JOB :: Output every entry exactly as written, skipping any pictures.

RECORD LIST ::
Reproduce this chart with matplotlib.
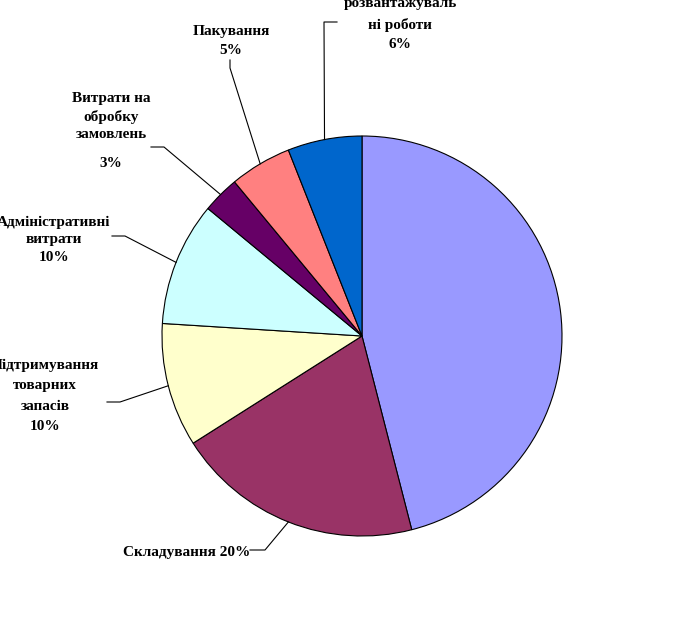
import matplotlib
matplotlib.use("Agg")
import matplotlib.pyplot as plt
import numpy as np

labels = ["Транспортування", "Складування 20%", "Підтримування\nтоварних\nзапасів\n10%",
          "Адміністративні\nвитрати\n10%", "Витрати на\nобробку\nзамовлень\n\n3%",
          "Пакування\n5%", "Навантажувально-\nрозвантажуваль\nні роботи\n6%"]
values = [46, 20, 10, 10, 3, 5, 6]
colors = ["#9999FF", "#993366", "#FFFFCC", "#CCFFFF", "#660066", "#FF8080", "#0066CC"]

W, H = 686, 626
fig = plt.figure(figsize=(W / 100, H / 100), dpi=100)
ax = fig.add_axes([0, 0, 1, 1])

cx, cy, r = 362, H - 336, 200
wedges, _ = ax.pie(values, colors=colors, startangle=90, counterclock=False,
                   center=(cx, cy), radius=r,
                   wedgeprops=dict(edgecolor="black", linewidth=0.8))
ax.set_xlim(0, W)
ax.set_ylim(0, H)
ax.set_aspect("equal")
ax.axis("off")

# label: text centre x, bottom y, linespacing, leader stub (pixels from top)
lab_pos = {
    1: (187, 559, 1.5, (250, 550), (265, 550)),
    2: (45, 433, 1.75, (107, 402), (120, 402)),
    3: (54, 264, 1.45, (112, 236), (125, 236)),
    4: (111, 141, 1.45, (151, 147), (164, 147)),
    5: (231, 57, 1.55, (230, 60), (230, 68)),
    6: (400, 51, 1.65, (337, 22), (324, 22)),
}

font = dict(family="Liberation Serif", weight="bold", size=11, color="black")

for i, (tx, ty, ls, s0, s1) in lab_pos.items():
    w = wedges[i]
    ang = np.deg2rad((w.theta1 + w.theta2) / 2)
    ex, ey = cx + r * np.cos(ang), cy + r * np.sin(ang)
    ax.plot([s0[0], s1[0], ex], [H - s0[1], H - s1[1], ey], color="black", lw=0.8)
    txt = labels[i]
    if "\n\n" in txt:
        txt, pct = txt.split("\n\n")
        ax.text(tx, H - 170, pct, ha="center", va="bottom", **font)
    ax.text(tx, H - ty, txt, ha="center", va="bottom", multialignment="center",
            linespacing=ls, **font)

fig.savefig("out.png", dpi=100)
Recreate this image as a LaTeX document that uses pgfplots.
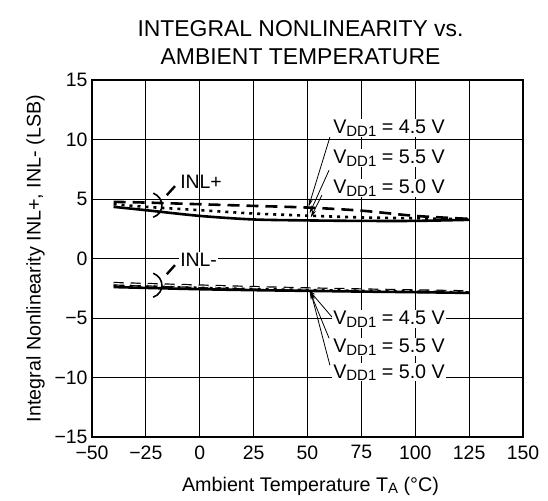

CORRECT ANSWER ::
Reproduce this chart with matplotlib.
import matplotlib
matplotlib.use("Agg")
import matplotlib.pyplot as plt
import numpy as np

labels = ["Транспортування", "Складування 20%", "Підтримування\nтоварних\nзапасів\n10%",
          "Адміністративні\nвитрати\n10%", "Витрати на\nобробку\nзамовлень\n\n3%",
          "Пакування\n5%", "Навантажувально-\nрозвантажуваль\nні роботи\n6%"]
values = [46, 20, 10, 10, 3, 5, 6]
colors = ["#9999FF", "#993366", "#FFFFCC", "#CCFFFF", "#660066", "#FF8080", "#0066CC"]

W, H = 686, 626
fig = plt.figure(figsize=(W / 100, H / 100), dpi=100)
ax = fig.add_axes([0, 0, 1, 1])

cx, cy, r = 362, H - 336, 200
wedges, _ = ax.pie(values, colors=colors, startangle=90, counterclock=False,
                   center=(cx, cy), radius=r,
                   wedgeprops=dict(edgecolor="black", linewidth=0.8))
ax.set_xlim(0, W)
ax.set_ylim(0, H)
ax.set_aspect("equal")
ax.axis("off")

# label: text centre x, bottom y, linespacing, leader stub (pixels from top)
lab_pos = {
    1: (187, 559, 1.5, (250, 550), (265, 550)),
    2: (45, 433, 1.75, (107, 402), (120, 402)),
    3: (54, 264, 1.45, (112, 236), (125, 236)),
    4: (111, 141, 1.45, (151, 147), (164, 147)),
    5: (231, 57, 1.55, (230, 60), (230, 68)),
    6: (400, 51, 1.65, (337, 22), (324, 22)),
}

font = dict(family="Liberation Serif", weight="bold", size=11, color="black")

for i, (tx, ty, ls, s0, s1) in lab_pos.items():
    w = wedges[i]
    ang = np.deg2rad((w.theta1 + w.theta2) / 2)
    ex, ey = cx + r * np.cos(ang), cy + r * np.sin(ang)
    ax.plot([s0[0], s1[0], ex], [H - s0[1], H - s1[1], ey], color="black", lw=0.8)
    txt = labels[i]
    if "\n\n" in txt:
        txt, pct = txt.split("\n\n")
        ax.text(tx, H - 170, pct, ha="center", va="bottom", **font)
    ax.text(tx, H - ty, txt, ha="center", va="bottom", multialignment="center",
            linespacing=ls, **font)

fig.savefig("out.png", dpi=100)
Recreate this image as a LaTeX document that uses pgfplots.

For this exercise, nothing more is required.